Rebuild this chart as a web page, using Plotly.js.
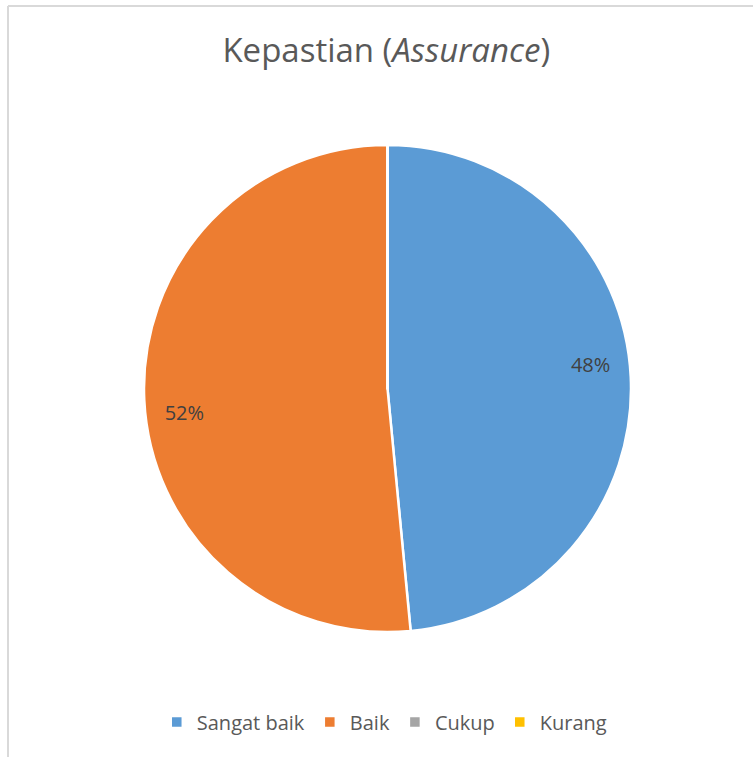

---

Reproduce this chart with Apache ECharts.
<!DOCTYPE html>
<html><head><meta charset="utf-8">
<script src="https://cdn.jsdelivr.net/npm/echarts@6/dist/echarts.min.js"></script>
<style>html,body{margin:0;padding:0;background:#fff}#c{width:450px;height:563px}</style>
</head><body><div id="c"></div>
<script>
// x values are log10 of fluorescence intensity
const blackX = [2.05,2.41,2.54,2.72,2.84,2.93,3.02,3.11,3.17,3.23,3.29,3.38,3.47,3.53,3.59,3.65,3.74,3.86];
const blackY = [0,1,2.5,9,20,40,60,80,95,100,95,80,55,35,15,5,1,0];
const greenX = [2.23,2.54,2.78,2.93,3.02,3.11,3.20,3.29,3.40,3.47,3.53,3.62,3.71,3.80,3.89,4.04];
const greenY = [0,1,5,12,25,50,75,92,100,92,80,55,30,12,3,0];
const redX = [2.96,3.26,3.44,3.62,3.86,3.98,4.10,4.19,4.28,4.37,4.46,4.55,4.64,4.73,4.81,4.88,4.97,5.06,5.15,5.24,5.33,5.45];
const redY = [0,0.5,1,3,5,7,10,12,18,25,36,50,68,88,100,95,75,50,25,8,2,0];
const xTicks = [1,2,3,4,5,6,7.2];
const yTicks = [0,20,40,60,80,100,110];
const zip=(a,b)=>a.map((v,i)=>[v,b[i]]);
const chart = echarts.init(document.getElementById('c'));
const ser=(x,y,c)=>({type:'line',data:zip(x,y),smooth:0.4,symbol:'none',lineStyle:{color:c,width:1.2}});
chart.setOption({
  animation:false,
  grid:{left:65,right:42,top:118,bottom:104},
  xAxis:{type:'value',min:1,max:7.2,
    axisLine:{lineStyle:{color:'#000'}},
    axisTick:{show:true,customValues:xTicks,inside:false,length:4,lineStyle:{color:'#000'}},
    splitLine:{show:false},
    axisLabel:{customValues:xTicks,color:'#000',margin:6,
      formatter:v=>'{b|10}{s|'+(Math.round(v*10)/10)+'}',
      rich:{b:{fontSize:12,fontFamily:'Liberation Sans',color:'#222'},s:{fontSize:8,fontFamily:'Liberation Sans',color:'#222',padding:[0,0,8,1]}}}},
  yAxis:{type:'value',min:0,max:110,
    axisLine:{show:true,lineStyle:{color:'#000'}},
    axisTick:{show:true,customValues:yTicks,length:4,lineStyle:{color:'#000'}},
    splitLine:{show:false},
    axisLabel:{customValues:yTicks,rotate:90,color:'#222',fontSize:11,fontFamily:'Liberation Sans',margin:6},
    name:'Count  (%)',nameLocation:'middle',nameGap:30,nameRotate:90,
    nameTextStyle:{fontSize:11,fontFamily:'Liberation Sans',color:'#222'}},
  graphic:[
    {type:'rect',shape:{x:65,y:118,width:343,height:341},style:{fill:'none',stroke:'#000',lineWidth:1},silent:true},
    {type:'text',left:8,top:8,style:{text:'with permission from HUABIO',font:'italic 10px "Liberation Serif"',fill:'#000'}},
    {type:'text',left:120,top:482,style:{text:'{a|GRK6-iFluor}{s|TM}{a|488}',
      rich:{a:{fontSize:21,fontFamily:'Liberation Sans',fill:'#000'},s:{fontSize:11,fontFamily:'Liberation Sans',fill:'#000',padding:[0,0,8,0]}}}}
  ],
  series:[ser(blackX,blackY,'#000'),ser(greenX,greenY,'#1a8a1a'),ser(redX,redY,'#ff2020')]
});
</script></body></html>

• _Aim of the task_
Scan the material above. Copy each line that holds the word "with".

• _Complete output_
Reproduce this chart with Apache ECharts.
    {type:'text',left:8,top:8,style:{text:'with permission from HUABIO',font:'italic 10px "Liberation Serif"',fill:'#000'}},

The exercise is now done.